Pepsi Philippines, an 8 billion peso soft-drinks and food products manufacturer and retailer, can imaginably be taking quite a hit post-effect of this tax law.
In review, the 28-year-old Muntinlupa-based bottler reported 16.5 billion pesos in sales generated by its carbonated soft drink business in its recent nine months of operations that just ended on September 30, 2017. With this revenue, the company was able to milk 23% or 3.8 billion pesos after segment expenses.
Unallocated expenses take a bunch out of Pepsi’s generated revenue, and will not be discussed here.
More importantly, carbonated soft drink, which included brands Pepsi-Cola, 7Up, Mountain Dew, Mirinda, and Mug, represented 73% of Pepsi’s net sales.
According to Pepsi Company (ticker PEP) website, Pepsi itself has high fructose corn syrup.

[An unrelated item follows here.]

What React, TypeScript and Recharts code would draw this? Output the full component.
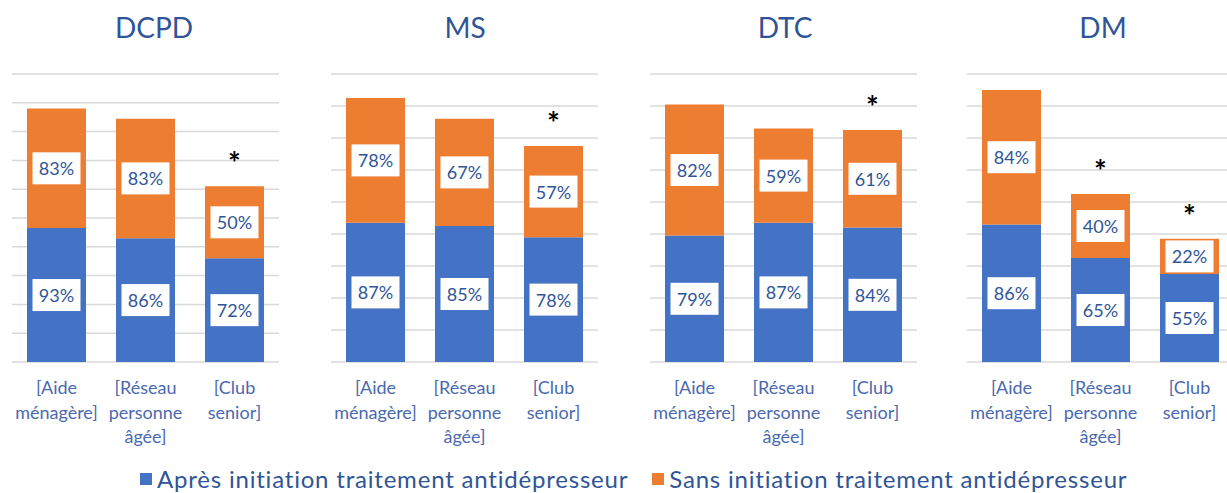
import React from 'react'
import { BarChart, Bar, XAxis, YAxis, CartesianGrid, LabelList } from 'recharts'

const CATEGORIES = ['[Aide ménagère]', '[Réseau personne âgée]', '[Club senior]']

const DCPD_APRES = [93, 86, 72]
const DCPD_SANS = [83, 83, 50]
const DCPD_SIG = [false, false, true]

const MS_APRES = [87, 85, 78]
const MS_SANS = [78, 67, 57]
const MS_SIG = [false, false, true]

const DTC_APRES = [79, 87, 84]
const DTC_SANS = [82, 59, 61]
const DTC_SIG = [false, false, true]

const DM_APRES = [86, 65, 55]
const DM_SANS = [84, 40, 22]
const DM_SIG = [false, true, true]

const TICKS_200 = [0, 20, 40, 60, 80, 100, 120, 140, 160, 180, 200]
const TICKS_180 = [0, 20, 40, 60, 80, 100, 120, 140, 160, 180]

const BLUE = '#4472C4'
const ORANGE = '#ED7D31'
const TEXT = '#2F5597'
const FONT = 'Lato, "Open Sans", sans-serif'

const buildRows = (apres: number[], sans: number[], sig: boolean[]) =>
  CATEGORIES.map((c, i) => ({ cat: c, apres: apres[i], sans: sans[i], sig: sig[i] }))

const PANELS = [
  { title: 'DCPD', rows: buildRows(DCPD_APRES, DCPD_SANS, DCPD_SIG), ticks: TICKS_200, left: 12, titleX: 154 },
  { title: 'MS', rows: buildRows(MS_APRES, MS_SANS, MS_SIG), ticks: TICKS_180, left: 331, titleX: 465 },
  { title: 'DTC', rows: buildRows(DTC_APRES, DTC_SANS, DTC_SIG), ticks: TICKS_180, left: 650, titleX: 785 },
  { title: 'DM', rows: buildRows(DM_APRES, DM_SANS, DM_SIG), ticks: TICKS_180, left: 967, titleX: 1103 },
]

const BoxLabel = (props: any) => {
  const { x, y, width, height, value } = props
  const cx = x + width / 2
  const cy = y + height / 2
  return (
    <g>
      <rect x={cx - 24} y={cy - 16} width={48} height={32} fill="#fff" />
      <text x={cx} y={cy} textAnchor="middle" dominantBaseline="central" fill={TEXT} fontSize={18} fontFamily={FONT}>
        {value}%
      </text>
    </g>
  )
}

const makeStar = (rows: any[]) => (props: any) => {
  const { x, y, width, index } = props
  if (!rows[index]?.sig) return null
  return (
    <text x={x + width / 2} y={y - 12} textAnchor="middle" fill="#000" fontSize={30} fontWeight="bold" fontFamily={FONT}>
      *
    </text>
  )
}

const CatTick = (props: any) => {
  const { x, y, payload } = props
  const words = String(payload.value).split(' ')
  return (
    <text x={x} y={y} textAnchor="middle" fill="#4A69AE" fontSize={18} fontFamily={FONT}>
      {words.map((w, i) => (
        <tspan key={i} x={x} dy={i === 0 ? 24 : 24.5}>
          {w}
        </tspan>
      ))}
    </text>
  )
}

export default function App() {
  return (
    <div style={{ position: 'absolute', left: 0, top: 0, width: 1227, height: 493, background: '#fff', overflow: 'hidden', fontFamily: FONT }}>
      {PANELS.map((p) => (
        <React.Fragment key={p.title}>
          <div style={{ position: 'absolute', top: 10, left: p.titleX - 80, width: 160, textAlign: 'center', fontSize: 28, color: TEXT }}>
            {p.title}
          </div>
          <div style={{ position: 'absolute', left: p.left, top: 0 }}>
            <BarChart width={267} height={460} data={p.rows} margin={{ top: 74, right: 0, bottom: 0, left: 0 }} barSize={59}>
              <CartesianGrid vertical={false} stroke="#D9D9D9" strokeWidth={1.5} />
              <XAxis dataKey="cat" tick={<CatTick />} tickLine={false} axisLine={false} height={98} interval={0} />
              <YAxis hide domain={[0, p.ticks[p.ticks.length - 1]]} ticks={p.ticks} />
              <Bar dataKey="apres" stackId="a" fill={BLUE} isAnimationActive={false}>
                <LabelList dataKey="apres" content={<BoxLabel />} />
              </Bar>
              <Bar dataKey="sans" stackId="a" fill={ORANGE} isAnimationActive={false}>
                <LabelList dataKey="sans" content={<BoxLabel />} />
                <LabelList dataKey="sans" content={makeStar(p.rows)} />
              </Bar>
            </BarChart>
          </div>
        </React.Fragment>
      ))}
      <div style={{ position: 'absolute', top: 464, left: 140, display: 'flex', alignItems: 'center', fontSize: 24, letterSpacing: 0.8, color: TEXT, whiteSpace: 'nowrap' }}>
        <span style={{ width: 12, height: 12, background: BLUE, display: 'inline-block', marginRight: 5 }} />
        <span>Après initiation traitement antidépresseur</span>
        <span style={{ width: 12, height: 12, background: ORANGE, display: 'inline-block', marginLeft: 24, marginRight: 5 }} />
        <span>Sans initiation traitement antidépresseur</span>
      </div>
    </div>
  )
}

To further increase panic to Pepsi Philippines’ shareholders, the company provided a statement as of December 23:
“Let it be known that PCPPI has not issued any official statement on the company’s tax planning measures as a reaction to the impending implementation of the new tax reform law.” (Inquirer)
Certainly, Pepsi Philippines would take a hit if it foolishly keeps on producing its products with high fructose corn syrup rather than halve the effective tax rate if it reformulates its sodas with pure 100% sugar.
As of September, the company had a book value of 9.6 billion pesos indicating a current price-book value ratio of 0.84x.
So far, Pepsi has provided me a total loss of 20% since I recommended it back in October 2017 with a target price of 3.86 pesos a share.
Pepsi’s undecidedness and inability to address immediately this ongoing tax application concern have resulted in further capital losses to its shareholders, and there are only limited (if any) gains that shareholders may reap from its attractive over 6% dividend yield.
Right now, post-application of tremendous business revenue challenges I consider Pepsi’s current price as near fairly valued and would recommend for shareholders to wait for a further dip (~20-30% down) from its 2.2 pesos price per share (at the time of writing) to average down and hold for long-term.
Needless to say, Pepsi Philippines is not for the weak-hearted and least stubborn investor.